The Paris Wife

I have read mixed reviews (e.g. http://www.nytimes.com/2011/03/20/books/review/book-review-the-paris-wife-by-paula-mclain.html) of The Paris Wife but I have to say I am enjoying every page of it.

First of all, consider the title.  If you have chosen to be a wife, why not be one in Paris?!  Now I understand the French can be notoriously rude to Americans, especially if we try to engage them with our horrible version of their delicate language. And of course French husbands are famously unfaithful, can have prominent noses and smell too strongly of Bleu De Channel. But you can’t beat other aspects of the parisian wife lifestyle.  Intimate sidewalk cafes, evening strolls by the Seine, the art museums, the shopping, the adorable tiny cars, wine at lunch, the shopping, wine at teatime, the shopping, the food, the wine, the shopping.  You get the picture.

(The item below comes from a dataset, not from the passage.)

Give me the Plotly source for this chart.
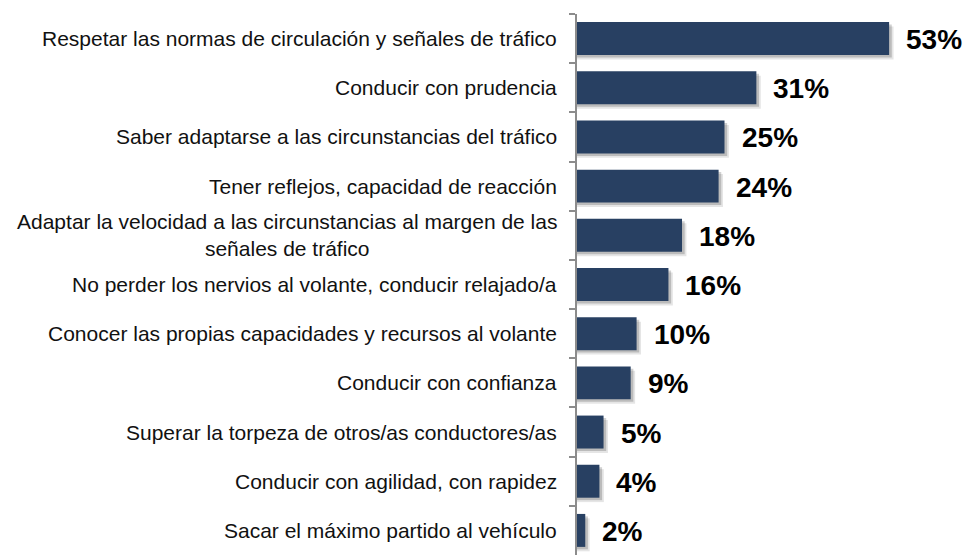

And beyond the romance of imagining yourself as a Paris wife, this Paris wife is married to Ernest Hemingway! Now here again, he may have been no dreamboat to live with and perhaps a little egotistical and for sure a man’s man who loved more than a few fingers of scotch, beautiful women and indulged an insatiable lust for adventure. Aside from that, the author, Paula McLain, paints an intimate portrait of the world Hemingway and his wife Hadley inhabited in Paris in the early 1920’s. Carousing with the fabled “Lost Generation” in the City of Light, Ernest and Hadley are part of quite a crowd– Ezra Pound, Gertrude Stein, F. Scott and Zelda.  I mean, really.  Can you imagine it?  All these young, ambitious, struggling, soon-to-be-famous artists come to life on the page and play out the stories that put us to sleep in eighth grade English but entice and haunt us as adults.

Pick it up.  Especially in hardback.  As you can see it has a great cover, but it’s hard to beat what lies beneath it.